E invece in queste ultime ore è andata in scena la solita recita, in cui le parti erano già stabilite per tempo. Infatti, nonostante Salvini minacciasse le dimissioni di assessori e consiglieri, le sirene romane hanno avuto la meglio. Di tutto il Pdl ha bisogno in questo momento tranne che perdere pezzi di maggioranza ed è bastato a Formigoni pronunciare solo due parole magiche – Veneto e Piemonte – per convincere il riottoso alleato leghista ad abbassare le pretese, minacciando a sua volta la caduta di altre due regioni governate insieme nel caso fosse stato costretto ad andarsene. Ora si parla di forte discontinuità e di rimpasto di giunta e Formigoni si spinge anche oltre l’impossibile, dichiarando di voler arrivare alla scadenza naturale.
La Lega, debole ancora in questo momento per i malumori interni dovuti al distacco del cordone ombelicale dal suo creatore Umberto Bossi, si adegua nelle parole del nuovo leader del Carroccio: «Avevamo chiesto a Formigoni o di dimettersi o di azzerare la giunta: ha scelto di azzerare la giunta». Una Lega che sembra ancora divisa visto che Salvini comunque continua a parlare di elezioni in concomitanza con la tornata delle politiche. E sembra perfino grottesca la sottolineatura del segretario del Pdl Alfano quando proclama «tolleranza zero con chi macchia la nostra bandiera». Già grottesca o meglio surreale, visto che la proclamata diversità della Lombardia dai problemi del sud del Paese in mano alla criminalità organizzata da decenni si è sciolta come neve al sole nel giro di pochi anni.

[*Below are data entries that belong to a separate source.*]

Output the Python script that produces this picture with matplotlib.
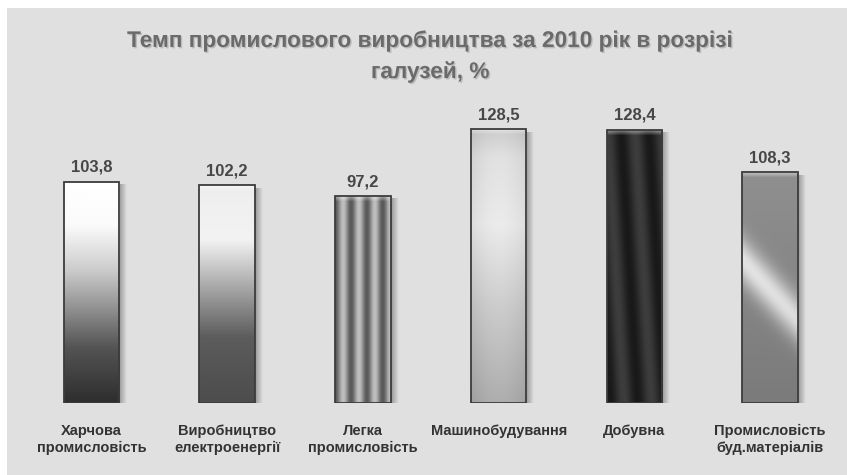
import numpy as np
import matplotlib
matplotlib.use('Agg')
import matplotlib.pyplot as plt
from matplotlib.patches import Rectangle
import matplotlib.patheffects as pe

# data: industrial production growth rate, 2010, %
categories = ['Харчова\nпромисловість', 'Виробництво\nелектроенергії',
              'Легка\nпромисловість', 'Машинобудування', 'Добувна',
              'Промисловість\nбуд.матеріалів']
values = [103.8, 102.2, 97.2, 128.5, 128.4, 108.3]
value_labels = ['103,8', '102,2', '97,2', '128,5', '128,4', '108,3']
title = 'Темп промислового виробництва за 2010 рік в розрізі\nгалузей, %'

font = ['Liberation Sans Narrow', 'Liberation Sans', 'DejaVu Sans']


# texture generators, u: left->right, v: top->bottom (both 0..1)
def tex_food(u, v):
    return np.interp(v, [0, 0.2, 0.4, 0.55, 0.75, 1], [1, 0.98, 0.8, 0.6, 0.33, 0.18])

def tex_energy(u, v):
    return np.interp(v, [0, 0.25, 0.4, 0.55, 0.7, 1], [0.93, 0.95, 0.75, 0.55, 0.36, 0.3])

def tex_light(u, v):
    return 0.55 + 0.2 * np.cos(2 * np.pi * 3.5 * u + np.pi) + 0 * v

def tex_machine(u, v):
    base = np.interp(v, [0, 0.1, 0.35, 0.65, 1], [0.8, 0.88, 0.92, 0.8, 0.68])
    return base - 0.06 * (np.abs(u - 0.5) * 2) ** 2

def tex_mining(u, v):
    return 0.1 + 0.14 * (0.5 + 0.5 * np.cos(2 * np.pi * 2 * (u - 0.3 * v)))

def tex_build(u, v):
    base = np.interp(v, [0, 1], [0.56, 0.48])
    band = np.exp(-((v - (0.38 + 0.26 * u)) / 0.1) ** 2)
    return base + 0.36 * band

textures = [tex_food, tex_energy, tex_light, tex_machine, tex_mining, tex_build]

W, H = 847, 475
fig = plt.figure(figsize=(W / 100, H / 100), dpi=100)
fig.patch.set_facecolor('white')
fig.patches.append(Rectangle((7 / W, 0), 1, (H - 8) / H, transform=fig.transFigure,
                             facecolor='#e0e0e0', edgecolor='none', zorder=-5))

ax = fig.add_axes([23.5 / W, 72 / H, (838 - 23.5) / W, (403 - 104.8) / H])
ax.set_facecolor('none')
ax.set_xlim(-0.5, len(values) - 0.5)
ax.set_ylim(0, 140)
ax.axis('off')

xs = np.arange(len(values))
bars = ax.bar(xs, values, 0.41, facecolor='none', edgecolor='#3c3c3c', lw=1.3, zorder=4)

# pixel size in data units
px_x = (len(values)) / (838 - 23.5)
px_y = 140 / (403 - 104.8)

uu, vv = np.meshgrid(np.linspace(0, 1, 80), np.linspace(0, 1, 300))
for bar, tex, lab in zip(bars, textures, value_labels):
    x0, w, h = bar.get_x(), bar.get_width(), bar.get_height()

    # soft shadow on the right
    sh = np.zeros((10, 40, 4))
    sh[..., :3] = 0.35
    sh[..., 3] = np.linspace(0.55, 0, 40)[None, :]
    ax.imshow(sh, extent=(x0 + w, x0 + w + 8 * px_x, 0, h - 3 * px_y),
              aspect='auto', interpolation='bilinear', zorder=1)

    img = np.clip(tex(uu, vv), 0, 1)
    im = ax.imshow(img, cmap='gray', vmin=0, vmax=1, extent=(x0, x0 + w, 0, h),
                   aspect='auto', interpolation='bilinear', zorder=2)
    im.set_clip_path(bar)

    # soft bevel at the top
    bev = np.zeros((6, 2, 4))
    bev[..., :3] = 1
    bev[..., 3] = np.linspace(0.45, 0, 6)[:, None]
    ax.imshow(bev, extent=(x0, x0 + w, h - 6 * px_y, h), aspect='auto',
              interpolation='bilinear', zorder=3)

    ax.annotate(lab, (x0 + w / 2, h), xytext=(0, 5), textcoords='offset points',
                ha='center', va='bottom', fontsize=12, color='#474747',
                family=font, fontweight='bold')

for x, c in zip(xs, categories):
    ax.annotate(c, (x, 0), xytext=(0, -15), textcoords='offset points',
                ha='center', va='top', fontsize=10.5, color='#333333',
                family=font, fontweight='bold', linespacing=1.25, annotation_clip=False)

fig.text(0.508, 1 - 56 / H, title, ha='center', va='center', fontsize=16.3,
         color='#6a6a6a', family=font, fontweight='bold', linespacing=1.45,
         path_effects=[pe.withSimplePatchShadow(offset=(1, -1), shadow_rgbFace='#999999', alpha=0.5)])

fig.savefig('out.png', dpi=100)
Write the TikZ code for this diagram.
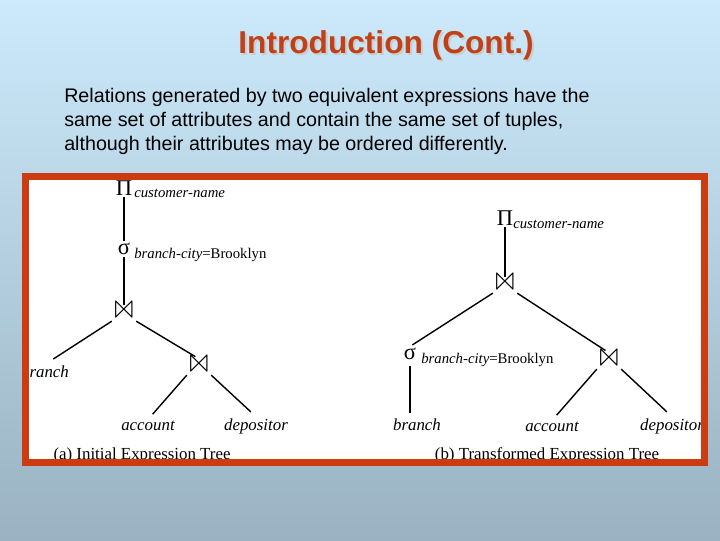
\documentclass[tikz,border=0pt]{standalone}
\usepackage{fontspec}
\usepackage{latexsym}
\setmainfont{Liberation Serif}
\newfontfamily\arialfont{Liberation Sans}
\usetikzlibrary{positioning}
\definecolor{titlered}{RGB}{192,64,24}
\definecolor{framered}{RGB}{204,60,16}
\definecolor{bgtop}{RGB}{204,234,252}
\definecolor{bgbot}{RGB}{154,178,193}

\begin{document}
\begin{tikzpicture}[
  x=0.025cm, y=-0.025cm,
  op/.style={inner sep=1pt, font=\fontsize{16}{16}\selectfont},
  joinop/.style={inner sep=1pt, font=\fontsize{21}{21}\selectfont},
  opsub/.style={inner sep=0pt, anchor=base west, font=\fontsize{10.5}{12}\selectfont\itshape},
  rel/.style={inner sep=1pt, font=\fontsize{12}{14}\selectfont\itshape},
  capt/.style={inner sep=0pt, anchor=base, font=\fontsize{12}{14}\selectfont},
  edge/.style={line width=1pt}
]
\useasboundingbox (0,0) rectangle (720,540);
\shade[top color=bgtop, bottom color=bgbot] (0,0) rectangle (720,540);

% title and text
\node[font=\arialfont\bfseries\fontsize{22.5}{26}\selectfont, text=black!20] at (388,47) {Introduction (Cont.)};
\node[font=\arialfont\bfseries\fontsize{22.5}{26}\selectfont, text=titlered] (title) at (386,45) {Introduction (Cont.)};
\node[font=\arialfont\fontsize{14}{17}\selectfont, align=left, anchor=north west, inner sep=0pt] (intro) at (64,88)
  {Relations generated by two equivalent expressions have the\\
   same set of attributes and contain the same set of tuples,\\
   although their attributes may be ordered differently.};

\fill[white] (22,173) rectangle (708,466);

\begin{scope}
\clip (29,180) rectangle (701,459);
% (a) initial tree
\node[op] (pa) at (124,188) {Π};
\node[opsub] (pasub) at (134,197) {customer-name};
\node[op] (sa) at (124,249) {σ};
\node[opsub] (sasub) at (134,258) {branch-city\upshape=Brooklyn};
\node[joinop] (ja) at (124,313) {$\Join$};
\node[rel] (brA) at (45,372) {branch};
\node[joinop] (jaa) at (199,367) {$\Join$};
\node[rel] (acA) at (148,426) {account};
\node[rel] (deA) at (256,426) {depositor};
\node[capt] (capA) at (142,459) {(a) Initial Expression Tree};

\draw[edge] (pa) -- (sa);
\draw[edge] (sa) -- (ja);
\draw[edge, shorten >=7pt] (ja.south west) -- (brA.north);
\draw[edge, shorten >=3pt] (ja.south east) -- (jaa.north);
\draw[edge, shorten >=5pt] (jaa.south west) -- (acA.north);
\draw[edge, shorten >=5pt] (jaa.south east) -- (deA.north);

% (b) transformed tree
\node[op] (pb) at (505,218) {Π};
\node[opsub] (pbsub) at (513,228) {customer-name};
\node[joinop] (jb) at (505,285) {$\Join$};
\node[op] (sb) at (410,354) {σ};
\node[opsub] (sbsub) at (421,363) {branch-city\upshape=Brooklyn};
\node[rel] (brB) at (417,425) {branch};
\node[joinop] (jc) at (609,361) {$\Join$};
\node[rel] (acB) at (552,427) {account};
\node[rel] (deB) at (672,426) {depositor};
\node[capt] (capB) at (547,459) {(b) Transformed Expression Tree};

\draw[edge] (pb) -- (jb);
\draw[edge, shorten >=2pt] (jb.south west) -- (sb.north);
\draw[edge, shorten >=3pt] (jb.south east) -- (jc.north);
\draw[edge, shorten <=3pt, shorten >=3pt] (sb.south) -- (sb.south |- brB.north);
\draw[edge, shorten >=5pt] (jc.south west) -- (acB.north);
\draw[edge, shorten >=5pt] (jc.south east) -- (deB.north);
\end{scope}

\draw[framered, line width=0.175cm] (25.5,176.5) rectangle (704.5,462.5);
\end{tikzpicture}
\end{document}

E sembrano ormai un ricordo lontano anche le polemiche scoppiate tra l’ex ministro dell’Interno Roberto Maroni e lo scrittore Roberto Saviano circa l’irresistibile avanzata delle cosche al nord, nel silenzio del Carroccio. Ecco perché non basterà un rimpasto di giunta o anche le elezioni anticipate, se prima non verrà varata una riforma elettorale che consegni nuovamente al cittadino la possibilità di scegliere i suoi rappresentanti. Ecco perché in Lombardia, come nel Lazio e nel resto del Paese di fronte al calo di credibilità della classe politica, la battaglia contro le mafie e la corruzione diventa la priorità per ogni agenda pubblica di interventi. Ci chiediamo però se sia mai credibile che nei prossimi mesi la politica lombarda abbia questo scatto di reni e riesca a produrre quello che fino ad oggi non è stata in grado di fare?
E non sarà forse vero che nei prossimi mesi si parlerà ancora e a lungo delle vicende processuali delle forze politiche toccate dalle indagini, che riguardano per fatti diversi tanto Pdl, quanto Lega e Pd e che mettono sul piatto nomi del calibro di Formigoni, Zambetti, Bossi e Penati, per tacere di tutti gli altri finora coinvolti nelle inchieste della magistratura milanese? Intanto, Formigoni ha già scaricato il suo ex assessore, addossando la responsabilità della scelta di Zambetti ai giochi interni ai partiti.
Sul merito di quanto successo e sul fatto che, tramite l’assessore responsabile della compravendita di voti, la criminalità organizzata si sedesse al tavolo della sua giunta, non una parola ovviamente, salvo parlare di tradimento della fiducia personale e di quella espressa dagli elettori. Staremo a vedere quale giunta dimezzata in numero di poltrone e quale programma per superare l’impasse Formigoni riuscirà a mettere in campo e quale sarà l’impegno specifico in tema di lotta alla corruzione e agli intrecci con la criminalità organizzata.
Attendiamo, senza troppa fiducia purtroppo.